AVAILABLE DATA:
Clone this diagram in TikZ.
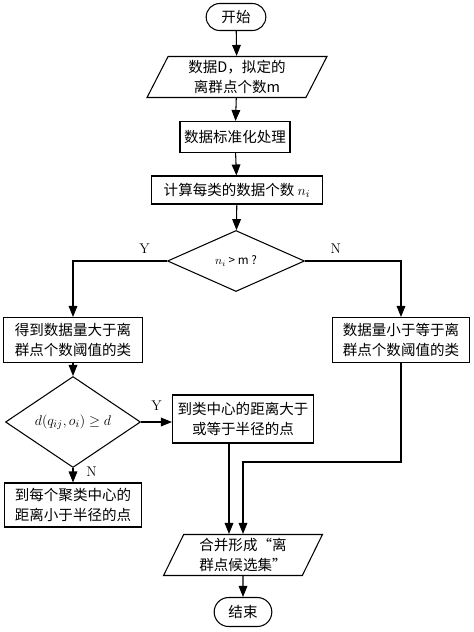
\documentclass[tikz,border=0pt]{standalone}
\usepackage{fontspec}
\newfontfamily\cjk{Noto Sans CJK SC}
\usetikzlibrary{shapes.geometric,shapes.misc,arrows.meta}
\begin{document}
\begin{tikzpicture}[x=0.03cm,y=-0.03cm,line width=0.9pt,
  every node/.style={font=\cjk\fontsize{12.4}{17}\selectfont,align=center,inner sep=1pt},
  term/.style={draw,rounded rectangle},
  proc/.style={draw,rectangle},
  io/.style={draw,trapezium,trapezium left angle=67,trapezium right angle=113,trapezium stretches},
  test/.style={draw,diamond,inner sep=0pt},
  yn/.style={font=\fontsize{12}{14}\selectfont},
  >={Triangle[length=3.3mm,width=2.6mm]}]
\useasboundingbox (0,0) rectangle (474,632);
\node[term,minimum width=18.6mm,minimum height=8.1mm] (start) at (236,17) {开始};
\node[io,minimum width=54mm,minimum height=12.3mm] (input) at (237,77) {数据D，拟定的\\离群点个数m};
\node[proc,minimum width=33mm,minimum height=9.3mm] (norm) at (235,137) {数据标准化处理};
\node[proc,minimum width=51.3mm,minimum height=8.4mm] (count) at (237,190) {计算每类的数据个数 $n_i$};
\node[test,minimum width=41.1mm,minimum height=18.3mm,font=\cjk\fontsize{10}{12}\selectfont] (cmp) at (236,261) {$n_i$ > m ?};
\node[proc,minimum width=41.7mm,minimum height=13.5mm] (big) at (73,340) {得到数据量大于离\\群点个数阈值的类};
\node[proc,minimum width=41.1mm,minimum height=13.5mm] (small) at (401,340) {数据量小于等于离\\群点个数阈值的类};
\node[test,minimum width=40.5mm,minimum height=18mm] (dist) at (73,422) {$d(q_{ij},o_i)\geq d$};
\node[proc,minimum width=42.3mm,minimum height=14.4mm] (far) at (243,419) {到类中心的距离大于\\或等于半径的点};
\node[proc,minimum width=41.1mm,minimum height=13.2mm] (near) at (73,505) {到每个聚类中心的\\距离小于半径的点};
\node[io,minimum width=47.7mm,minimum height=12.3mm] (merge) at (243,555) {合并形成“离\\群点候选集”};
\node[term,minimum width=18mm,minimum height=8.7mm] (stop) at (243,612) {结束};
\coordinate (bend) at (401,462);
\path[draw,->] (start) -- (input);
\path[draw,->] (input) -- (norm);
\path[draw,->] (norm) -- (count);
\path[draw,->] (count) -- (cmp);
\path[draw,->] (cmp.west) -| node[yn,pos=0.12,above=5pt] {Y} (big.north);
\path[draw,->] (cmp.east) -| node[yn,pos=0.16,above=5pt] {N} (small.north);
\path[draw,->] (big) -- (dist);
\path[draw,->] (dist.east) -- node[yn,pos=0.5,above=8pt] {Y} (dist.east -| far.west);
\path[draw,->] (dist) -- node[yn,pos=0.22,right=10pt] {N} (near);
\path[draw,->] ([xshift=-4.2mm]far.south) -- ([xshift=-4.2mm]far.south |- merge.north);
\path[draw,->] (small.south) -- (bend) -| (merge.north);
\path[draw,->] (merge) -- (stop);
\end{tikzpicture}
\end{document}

==

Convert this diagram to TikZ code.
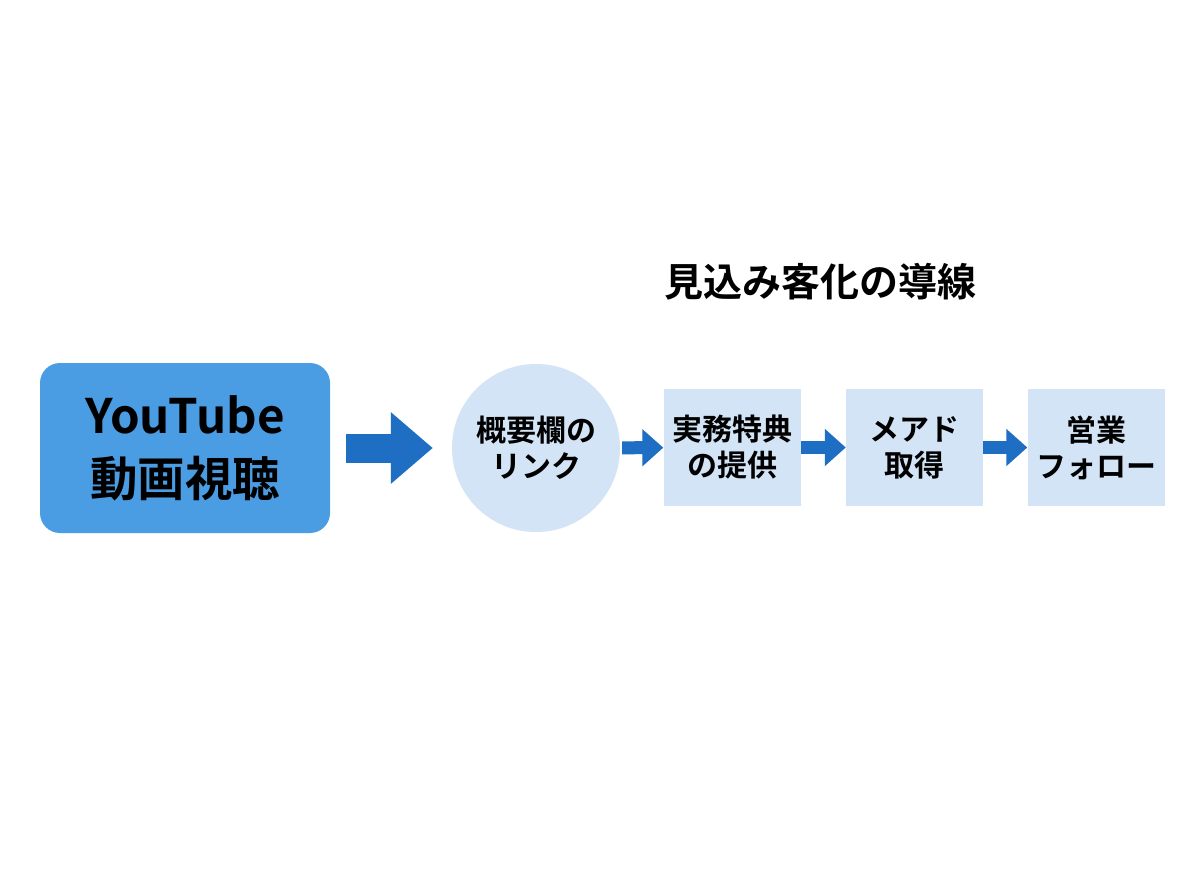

TASK INSTRUCTIONS: Find each line in the records holding the string "this" and show it.

TASK RESPONSE:
Clone this diagram in TikZ.
Convert this diagram to TikZ code.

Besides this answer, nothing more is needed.